The outfit was a co-production. Makiko of JaponSakura (who also made this beautiful Pullip kimono) was kind enough to custom-make me a plain black hikizuri-style kimono and coordinating obi using the fabric I selected, since it reminded me of the moon. Once I received it, I painted the plum and bamboo design around the hem and the custom crests myself, I thought since it was such a small scale, using regular acrylic would be fine, but if I were to do another custom like this I’d definitely invest in fabric paints instead. The crests might seem a bit proportionally large by modern standards, but any smaller and they would have just looked like blobs.

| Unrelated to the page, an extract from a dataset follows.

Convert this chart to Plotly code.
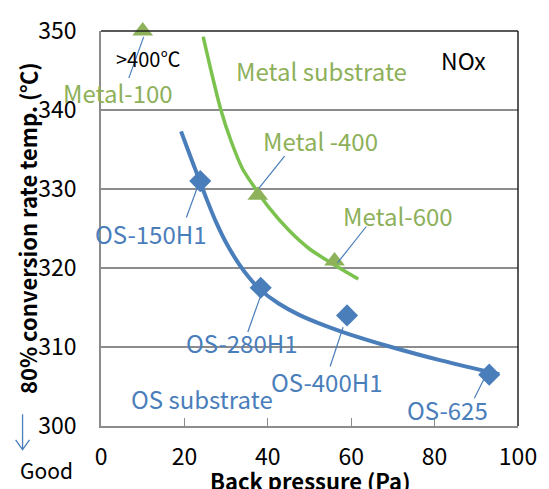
import plotly.graph_objects as go

# Measured samples (back pressure in Pa, 80% NOx conversion temperature in °C)
os_names = ["OS-150H1", "OS-280H1", "OS-400H1", "OS-625"]
os_pressure = [23.8, 38.3, 59.0, 93.1]
os_temp = [331.0, 317.5, 314.0, 306.5]

metal_names = ["Metal-100", "Metal -400", "Metal-600"]
metal_pressure = [10.0, 37.6, 56.0]
metal_temp = [350.0, 329.2, 320.9]

# Trend curves through each substrate family
os_trend_x = [19.2, 21.6, 23.6, 25.2, 27.6, 30.3, 33.1, 35.5, 38.3, 42.6, 47.4,
              53.7, 58.5, 69.6, 81.5, 92.6, 95.5]
os_trend_y = [337.3, 333.9, 331.1, 328.9, 325.8, 322.9, 320.5, 318.8, 317.2, 315.5, 314.1,
              312.7, 311.8, 310.0, 308.3, 306.9, 306.55]
metal_trend_x = [24.5, 26.7, 28.7, 31.1, 33.9, 37.1, 40.2, 45.0, 49.8, 55.3, 61.7]
metal_trend_y = [349.3, 344.3, 340.1, 336.2, 332.6, 330.0, 327.7, 324.8, 322.5, 320.6, 318.6]

x_ticks = [0, 20, 40, 60, 80, 100]
y_ticks = [300, 310, 320, 330, 340, 350]

BLUE = "#4A7EBB"
GREEN_LINE = "#7CC24E"
GREEN_MARK = "#8DB25A"
GREEN_TEXT = "#8DB05A"
FONT = "Noto Sans CJK JP"

W, H = 549, 489
L, R, T, B = 101, 28, 24, 63
PW, PH = W - L - R, H - T - B
X0, X1 = 0, 100
Y0, Y1 = 300, 350


def px_to_paper(px, py):
    return (px - L) / PW, 1 - (py - T) / PH


def dx(p):
    return p * (X1 - X0) / PW


def dy(p):
    return -p * (Y1 - Y0) / PH


fig = go.Figure()

fig.add_trace(go.Scatter(x=os_trend_x, y=os_trend_y, mode="lines",
                         line=dict(color=BLUE, width=4, shape="spline", smoothing=0.8),
                         hoverinfo="skip", showlegend=False))
fig.add_trace(go.Scatter(x=metal_trend_x, y=metal_trend_y, mode="lines",
                         line=dict(color=GREEN_LINE, width=3.5, shape="spline", smoothing=0.8),
                         hoverinfo="skip", showlegend=False))
fig.add_trace(go.Scatter(x=os_pressure, y=os_temp, mode="markers", text=os_names,
                         marker=dict(symbol="diamond", size=17, color=BLUE, line=dict(width=0)),
                         cliponaxis=False, showlegend=False))
fig.add_trace(go.Scatter(x=metal_pressure, y=metal_temp, mode="markers", text=metal_names,
                         marker=dict(symbol="triangle-up", size=18, color=GREEN_MARK, line=dict(width=0)),
                         cliponaxis=False, showlegend=False))

shapes = []
# leader lines: (near-end offset, far-end offset) in pixels from the marker
os_leaders = [((-2, 4), (-14, 37)), ((0, 8), (-13, 45)), ((-4, 12), (-17, 52)), ((-5, 4), (-15, 24))]
metal_leaders = [((1, 6), (-14, 48)), ((1, -7), (27, -40)), ((3, 2), (32, -35))]
for xs, ys, leaders in ((os_pressure, os_temp, os_leaders), (metal_pressure, metal_temp, metal_leaders)):
    for x, y, (near, far) in zip(xs, ys, leaders):
        shapes.append(dict(type="line", xref="x", yref="y",
                           x0=x + dx(near[0]), y0=y + dy(near[1]),
                           x1=x + dx(far[0]), y1=y + dy(far[1]),
                           line=dict(color=BLUE, width=1.2), layer="above"))

# plot-area frame: dark top and right edges
shapes.append(dict(type="line", xref="paper", yref="paper", x0=0, y0=1, x1=1, y1=1,
                   line=dict(color="#222222", width=1.5)))
shapes.append(dict(type="line", xref="paper", yref="paper", x0=1, y0=0, x1=1, y1=1,
                   line=dict(color="#222222", width=1.5)))

# "better" arrow pointing down beside the y axis
ax0, ay0 = px_to_paper(22, 414)
ax1, ay1 = px_to_paper(22, 450)
axl, ayl = px_to_paper(15, 440)
axr, ayr = px_to_paper(29, 440)
shapes.append(dict(type="path", xref="paper", yref="paper",
                   path=f"M{ax0},{ay0} L{ax1},{ay1} M{axl},{ayl} L{ax1},{ay1} L{axr},{ayr}",
                   line=dict(color=BLUE, width=1.3)))

annotations = []


def label(text, px, py, color, size=24, bold=False, angle=0):
    xp, yp = px_to_paper(px, py)
    annotations.append(dict(text=f"<b>{text}</b>" if bold else text, x=xp, y=yp,
                            xref="paper", yref="paper", showarrow=False,
                            xanchor="center", yanchor="middle", textangle=angle,
                            font=dict(family=FONT, size=size, color=color)))


label(os_names[0], 151, 230, BLUE)
label(os_names[1], 243, 341, BLUE)
label(os_names[2], 329, 381, BLUE)
label(os_names[3], 450, 409, BLUE)
label("OS substrate", 203, 398, BLUE)
label(metal_names[0], 118, 87, GREEN_TEXT)
label(metal_names[1], 322, 135, GREEN_TEXT)
label(metal_names[2], 400, 212, GREEN_TEXT)
label("Metal substrate", 323, 64, GREEN_TEXT)
label("&gt;400℃", 148, 52, "black", size=20)
label("NOx", 466, 54, "black", size=23)
label("Good", 46, 471, "black", size=21)
label("Back pressure (Pa)", 311, 481, "black", size=22, bold=True)
label("80% conversion rate temp. (℃)", 26, 225, "black", size=22, bold=True, angle=-90)

fig.update_layout(
    width=W, height=H,
    margin=dict(l=L, r=R, t=T, b=B, pad=0),
    paper_bgcolor="white", plot_bgcolor="white",
    font=dict(family=FONT, color="black"),
    shapes=shapes, annotations=annotations,
    showlegend=False,
)
fig.update_xaxes(range=[X0, X1], tickvals=x_ticks, ticktext=[str(v) for v in x_ticks],
                 showgrid=False, zeroline=False, showline=True, linecolor="#8C8C8C", linewidth=1.5,
                 ticks="inside", ticklen=8, tickcolor="#8C8C8C", tickwidth=1.2,
                 tickfont=dict(family=FONT, size=23, color="black"), ticklabelstandoff=10)
fig.update_yaxes(range=[Y0, Y1], tickvals=y_ticks, ticktext=[str(v) for v in y_ticks],
                 showgrid=True, gridcolor="#8C8C8C", gridwidth=1.5,
                 zeroline=False, showline=True, linecolor="#8C8C8C", linewidth=1.5,
                 ticks="", tickfont=dict(family=FONT, size=23, color="black"), ticklabelstandoff=18)

fig.write_html("out.html")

Her momi (the red fabric wrap geisha wear beneath the obi), juban sleeves, and underskirt are just scraps of red fabric I hand-sewed and tacked into place. The zori are a pair of MH shoes I repainted and modified slightly – they originally looked like this. I removed some of the strap bulk and painted some white to make it disappear a little. I did debate reforming her feet so they would be flat, but I was hesitant to experiment that much and risk ruining the doll. Makiko also included tabi with the kimono but they made her feet too bulky to fit in the shoes, so in the end I just sanded some detail off her toes and painted her legs with the same chalk paint I used on her face.

Her shamisen was improvised, made from foam board, stir sticks, and gorgeous washi tape from The Rare Orchid. I got a bunch of beautiful paper and tape from them, a full review is coming!

This beautiful lady has been a labour of love. For my first custom doll, I think she turned out spectacularly. I don’t think I’ll be doing this on a regular basis, as she was a significant investment in time, workmanship, and materials, but I might make her a friend or apprentice maiko in the future. I’m also seriously considering turning a Skelita Calaveras into a very stylised Jigoku Dayu but that will definitely be a much longer and more detailed project if it ever comes to pass.